▸ **PROBLEM STATEMENT**
Retype the data that follows line by line, exactly, and leave its pictures out.

══════

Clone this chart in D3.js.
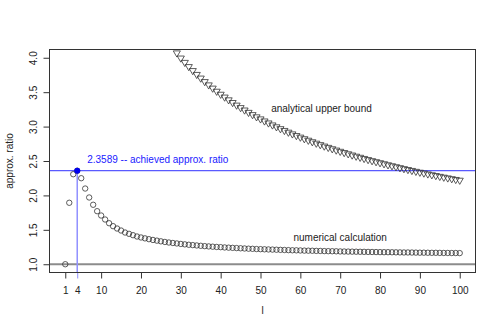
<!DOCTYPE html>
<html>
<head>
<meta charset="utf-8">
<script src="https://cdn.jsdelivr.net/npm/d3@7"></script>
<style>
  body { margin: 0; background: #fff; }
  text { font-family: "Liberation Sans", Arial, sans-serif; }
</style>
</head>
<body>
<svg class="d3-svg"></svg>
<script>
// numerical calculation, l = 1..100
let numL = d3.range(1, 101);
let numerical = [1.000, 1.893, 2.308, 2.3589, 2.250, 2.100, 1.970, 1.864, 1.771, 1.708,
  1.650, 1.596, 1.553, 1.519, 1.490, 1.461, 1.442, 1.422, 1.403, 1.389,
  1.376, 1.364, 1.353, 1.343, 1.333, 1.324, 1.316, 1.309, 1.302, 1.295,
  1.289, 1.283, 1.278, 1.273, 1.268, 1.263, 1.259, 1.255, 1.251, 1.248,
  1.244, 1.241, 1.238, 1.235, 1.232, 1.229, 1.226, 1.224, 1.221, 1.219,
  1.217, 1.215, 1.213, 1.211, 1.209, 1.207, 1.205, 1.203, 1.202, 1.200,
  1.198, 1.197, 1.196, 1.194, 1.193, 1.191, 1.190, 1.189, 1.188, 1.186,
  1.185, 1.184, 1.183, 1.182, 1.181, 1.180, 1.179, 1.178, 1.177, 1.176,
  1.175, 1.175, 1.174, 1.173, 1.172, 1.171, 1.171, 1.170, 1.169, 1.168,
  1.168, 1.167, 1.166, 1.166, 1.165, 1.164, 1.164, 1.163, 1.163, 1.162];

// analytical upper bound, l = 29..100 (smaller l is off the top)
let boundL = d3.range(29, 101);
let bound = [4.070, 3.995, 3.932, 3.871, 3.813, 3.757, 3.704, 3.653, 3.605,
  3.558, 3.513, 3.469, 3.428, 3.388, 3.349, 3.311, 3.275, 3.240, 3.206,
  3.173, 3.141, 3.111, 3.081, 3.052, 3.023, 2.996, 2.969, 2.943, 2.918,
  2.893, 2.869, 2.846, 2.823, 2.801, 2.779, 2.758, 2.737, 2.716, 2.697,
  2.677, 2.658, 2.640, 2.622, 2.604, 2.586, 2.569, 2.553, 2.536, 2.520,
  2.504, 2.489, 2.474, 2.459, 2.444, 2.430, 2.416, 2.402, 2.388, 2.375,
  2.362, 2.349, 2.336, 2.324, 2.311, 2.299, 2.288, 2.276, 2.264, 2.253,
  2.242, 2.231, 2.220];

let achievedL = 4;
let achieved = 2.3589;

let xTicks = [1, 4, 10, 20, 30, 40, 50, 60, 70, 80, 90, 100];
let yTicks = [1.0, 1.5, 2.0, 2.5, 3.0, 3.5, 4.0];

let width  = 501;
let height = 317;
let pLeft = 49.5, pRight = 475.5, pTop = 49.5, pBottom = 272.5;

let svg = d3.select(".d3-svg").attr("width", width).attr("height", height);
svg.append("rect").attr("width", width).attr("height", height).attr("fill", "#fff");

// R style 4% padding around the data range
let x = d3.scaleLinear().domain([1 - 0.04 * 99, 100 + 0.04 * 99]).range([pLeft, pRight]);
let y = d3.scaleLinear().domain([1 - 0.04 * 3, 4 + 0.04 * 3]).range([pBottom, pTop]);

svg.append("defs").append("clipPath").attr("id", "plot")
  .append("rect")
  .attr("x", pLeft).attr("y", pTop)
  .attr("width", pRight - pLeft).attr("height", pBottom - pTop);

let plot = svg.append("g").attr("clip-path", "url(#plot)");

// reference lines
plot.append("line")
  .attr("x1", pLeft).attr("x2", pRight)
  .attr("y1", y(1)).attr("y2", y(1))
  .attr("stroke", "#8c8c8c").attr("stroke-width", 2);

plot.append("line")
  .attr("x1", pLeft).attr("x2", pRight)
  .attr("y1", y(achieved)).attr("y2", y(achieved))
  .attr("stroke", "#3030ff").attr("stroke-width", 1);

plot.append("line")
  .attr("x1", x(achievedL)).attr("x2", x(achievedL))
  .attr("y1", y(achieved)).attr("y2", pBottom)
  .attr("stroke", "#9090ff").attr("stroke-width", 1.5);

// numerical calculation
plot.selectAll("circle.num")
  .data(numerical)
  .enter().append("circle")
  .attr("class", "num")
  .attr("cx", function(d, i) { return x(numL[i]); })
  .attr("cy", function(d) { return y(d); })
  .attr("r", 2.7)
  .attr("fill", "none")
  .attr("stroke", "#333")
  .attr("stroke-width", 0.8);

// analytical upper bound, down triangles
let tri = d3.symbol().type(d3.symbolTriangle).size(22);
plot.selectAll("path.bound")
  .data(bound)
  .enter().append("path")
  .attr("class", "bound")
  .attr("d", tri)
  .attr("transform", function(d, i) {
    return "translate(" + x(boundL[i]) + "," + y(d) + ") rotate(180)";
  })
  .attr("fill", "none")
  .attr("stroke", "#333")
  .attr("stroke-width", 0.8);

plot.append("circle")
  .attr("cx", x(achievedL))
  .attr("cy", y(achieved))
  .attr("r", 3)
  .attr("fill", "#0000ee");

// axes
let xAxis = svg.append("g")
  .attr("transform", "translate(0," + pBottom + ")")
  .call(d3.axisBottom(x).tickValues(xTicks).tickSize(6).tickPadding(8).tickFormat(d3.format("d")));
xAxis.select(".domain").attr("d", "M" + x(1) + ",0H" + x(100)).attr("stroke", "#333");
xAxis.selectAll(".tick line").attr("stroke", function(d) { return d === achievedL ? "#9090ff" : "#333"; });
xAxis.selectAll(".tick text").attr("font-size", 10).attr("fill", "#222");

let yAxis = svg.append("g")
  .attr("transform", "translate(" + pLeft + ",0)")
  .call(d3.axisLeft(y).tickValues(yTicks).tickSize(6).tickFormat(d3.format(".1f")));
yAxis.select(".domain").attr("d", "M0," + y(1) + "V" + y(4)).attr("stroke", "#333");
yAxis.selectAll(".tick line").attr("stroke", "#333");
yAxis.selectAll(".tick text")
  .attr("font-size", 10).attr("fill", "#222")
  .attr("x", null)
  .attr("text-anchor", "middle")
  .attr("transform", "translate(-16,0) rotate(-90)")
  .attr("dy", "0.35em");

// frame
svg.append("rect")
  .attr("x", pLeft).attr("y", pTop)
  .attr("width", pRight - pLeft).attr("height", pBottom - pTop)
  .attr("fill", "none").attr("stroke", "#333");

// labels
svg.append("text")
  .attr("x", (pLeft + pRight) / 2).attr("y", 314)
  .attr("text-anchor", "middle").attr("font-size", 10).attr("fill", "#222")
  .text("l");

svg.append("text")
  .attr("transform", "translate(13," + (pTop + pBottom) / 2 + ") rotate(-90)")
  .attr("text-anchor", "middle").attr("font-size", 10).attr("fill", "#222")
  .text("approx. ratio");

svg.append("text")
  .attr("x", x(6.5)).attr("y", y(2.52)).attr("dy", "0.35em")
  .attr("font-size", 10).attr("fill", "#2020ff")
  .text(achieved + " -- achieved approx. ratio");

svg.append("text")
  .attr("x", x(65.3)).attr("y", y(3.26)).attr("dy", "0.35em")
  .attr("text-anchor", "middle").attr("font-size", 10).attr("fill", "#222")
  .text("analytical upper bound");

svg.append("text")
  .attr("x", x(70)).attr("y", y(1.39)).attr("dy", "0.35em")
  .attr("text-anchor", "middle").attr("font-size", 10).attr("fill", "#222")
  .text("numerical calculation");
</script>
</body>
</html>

══════

▸ **THE SOLUTION**
Clone this chart in D3.js.
<!DOCTYPE html>
<html>
<head>
<meta charset="utf-8">
<script src="https://cdn.jsdelivr.net/npm/d3@7"></script>
<style>
  body { margin: 0; background: #fff; }
  text { font-family: "Liberation Sans", Arial, sans-serif; }
</style>
</head>
<body>
<svg class="d3-svg"></svg>
<script>
// numerical calculation, l = 1..100
let numL = d3.range(1, 101);
let numerical = [1.000, 1.893, 2.308, 2.3589, 2.250, 2.100, 1.970, 1.864, 1.771, 1.708,
  1.650, 1.596, 1.553, 1.519, 1.490, 1.461, 1.442, 1.422, 1.403, 1.389,
  1.376, 1.364, 1.353, 1.343, 1.333, 1.324, 1.316, 1.309, 1.302, 1.295,
  1.289, 1.283, 1.278, 1.273, 1.268, 1.263, 1.259, 1.255, 1.251, 1.248,
  1.244, 1.241, 1.238, 1.235, 1.232, 1.229, 1.226, 1.224, 1.221, 1.219,
  1.217, 1.215, 1.213, 1.211, 1.209, 1.207, 1.205, 1.203, 1.202, 1.200,
  1.198, 1.197, 1.196, 1.194, 1.193, 1.191, 1.190, 1.189, 1.188, 1.186,
  1.185, 1.184, 1.183, 1.182, 1.181, 1.180, 1.179, 1.178, 1.177, 1.176,
  1.175, 1.175, 1.174, 1.173, 1.172, 1.171, 1.171, 1.170, 1.169, 1.168,
  1.168, 1.167, 1.166, 1.166, 1.165, 1.164, 1.164, 1.163, 1.163, 1.162];

// analytical upper bound, l = 29..100 (smaller l is off the top)
let boundL = d3.range(29, 101);
let bound = [4.070, 3.995, 3.932, 3.871, 3.813, 3.757, 3.704, 3.653, 3.605,
  3.558, 3.513, 3.469, 3.428, 3.388, 3.349, 3.311, 3.275, 3.240, 3.206,
  3.173, 3.141, 3.111, 3.081, 3.052, 3.023, 2.996, 2.969, 2.943, 2.918,
  2.893, 2.869, 2.846, 2.823, 2.801, 2.779, 2.758, 2.737, 2.716, 2.697,
  2.677, 2.658, 2.640, 2.622, 2.604, 2.586, 2.569, 2.553, 2.536, 2.520,
  2.504, 2.489, 2.474, 2.459, 2.444, 2.430, 2.416, 2.402, 2.388, 2.375,
  2.362, 2.349, 2.336, 2.324, 2.311, 2.299, 2.288, 2.276, 2.264, 2.253,
  2.242, 2.231, 2.220];

let achievedL = 4;
let achieved = 2.3589;

let xTicks = [1, 4, 10, 20, 30, 40, 50, 60, 70, 80, 90, 100];
let yTicks = [1.0, 1.5, 2.0, 2.5, 3.0, 3.5, 4.0];

let width  = 501;
let height = 317;
let pLeft = 49.5, pRight = 475.5, pTop = 49.5, pBottom = 272.5;

let svg = d3.select(".d3-svg").attr("width", width).attr("height", height);
svg.append("rect").attr("width", width).attr("height", height).attr("fill", "#fff");

// R style 4% padding around the data range
let x = d3.scaleLinear().domain([1 - 0.04 * 99, 100 + 0.04 * 99]).range([pLeft, pRight]);
let y = d3.scaleLinear().domain([1 - 0.04 * 3, 4 + 0.04 * 3]).range([pBottom, pTop]);

svg.append("defs").append("clipPath").attr("id", "plot")
  .append("rect")
  .attr("x", pLeft).attr("y", pTop)
  .attr("width", pRight - pLeft).attr("height", pBottom - pTop);

let plot = svg.append("g").attr("clip-path", "url(#plot)");

// reference lines
plot.append("line")
  .attr("x1", pLeft).attr("x2", pRight)
  .attr("y1", y(1)).attr("y2", y(1))
  .attr("stroke", "#8c8c8c").attr("stroke-width", 2);

plot.append("line")
  .attr("x1", pLeft).attr("x2", pRight)
  .attr("y1", y(achieved)).attr("y2", y(achieved))
  .attr("stroke", "#3030ff").attr("stroke-width", 1);

plot.append("line")
  .attr("x1", x(achievedL)).attr("x2", x(achievedL))
  .attr("y1", y(achieved)).attr("y2", pBottom)
  .attr("stroke", "#9090ff").attr("stroke-width", 1.5);

// numerical calculation
plot.selectAll("circle.num")
  .data(numerical)
  .enter().append("circle")
  .attr("class", "num")
  .attr("cx", function(d, i) { return x(numL[i]); })
  .attr("cy", function(d) { return y(d); })
  .attr("r", 2.7)
  .attr("fill", "none")
  .attr("stroke", "#333")
  .attr("stroke-width", 0.8);

// analytical upper bound, down triangles
let tri = d3.symbol().type(d3.symbolTriangle).size(22);
plot.selectAll("path.bound")
  .data(bound)
  .enter().append("path")
  .attr("class", "bound")
  .attr("d", tri)
  .attr("transform", function(d, i) {
    return "translate(" + x(boundL[i]) + "," + y(d) + ") rotate(180)";
  })
  .attr("fill", "none")
  .attr("stroke", "#333")
  .attr("stroke-width", 0.8);

plot.append("circle")
  .attr("cx", x(achievedL))
  .attr("cy", y(achieved))
  .attr("r", 3)
  .attr("fill", "#0000ee");

// axes
let xAxis = svg.append("g")
  .attr("transform", "translate(0," + pBottom + ")")
  .call(d3.axisBottom(x).tickValues(xTicks).tickSize(6).tickPadding(8).tickFormat(d3.format("d")));
xAxis.select(".domain").attr("d", "M" + x(1) + ",0H" + x(100)).attr("stroke", "#333");
xAxis.selectAll(".tick line").attr("stroke", function(d) { return d === achievedL ? "#9090ff" : "#333"; });
xAxis.selectAll(".tick text").attr("font-size", 10).attr("fill", "#222");

let yAxis = svg.append("g")
  .attr("transform", "translate(" + pLeft + ",0)")
  .call(d3.axisLeft(y).tickValues(yTicks).tickSize(6).tickFormat(d3.format(".1f")));
yAxis.select(".domain").attr("d", "M0," + y(1) + "V" + y(4)).attr("stroke", "#333");
yAxis.selectAll(".tick line").attr("stroke", "#333");
yAxis.selectAll(".tick text")
  .attr("font-size", 10).attr("fill", "#222")
  .attr("x", null)
  .attr("text-anchor", "middle")
  .attr("transform", "translate(-16,0) rotate(-90)")
  .attr("dy", "0.35em");

// frame
svg.append("rect")
  .attr("x", pLeft).attr("y", pTop)
  .attr("width", pRight - pLeft).attr("height", pBottom - pTop)
  .attr("fill", "none").attr("stroke", "#333");

// labels
svg.append("text")
  .attr("x", (pLeft + pRight) / 2).attr("y", 314)
  .attr("text-anchor", "middle").attr("font-size", 10).attr("fill", "#222")
  .text("l");

svg.append("text")
  .attr("transform", "translate(13," + (pTop + pBottom) / 2 + ") rotate(-90)")
  .attr("text-anchor", "middle").attr("font-size", 10).attr("fill", "#222")
  .text("approx. ratio");

svg.append("text")
  .attr("x", x(6.5)).attr("y", y(2.52)).attr("dy", "0.35em")
  .attr("font-size", 10).attr("fill", "#2020ff")
  .text(achieved + " -- achieved approx. ratio");

svg.append("text")
  .attr("x", x(65.3)).attr("y", y(3.26)).attr("dy", "0.35em")
  .attr("text-anchor", "middle").attr("font-size", 10).attr("fill", "#222")
  .text("analytical upper bound");

svg.append("text")
  .attr("x", x(70)).attr("y", y(1.39)).attr("dy", "0.35em")
  .attr("text-anchor", "middle").attr("font-size", 10).attr("fill", "#222")
  .text("numerical calculation");
</script>
</body>
</html>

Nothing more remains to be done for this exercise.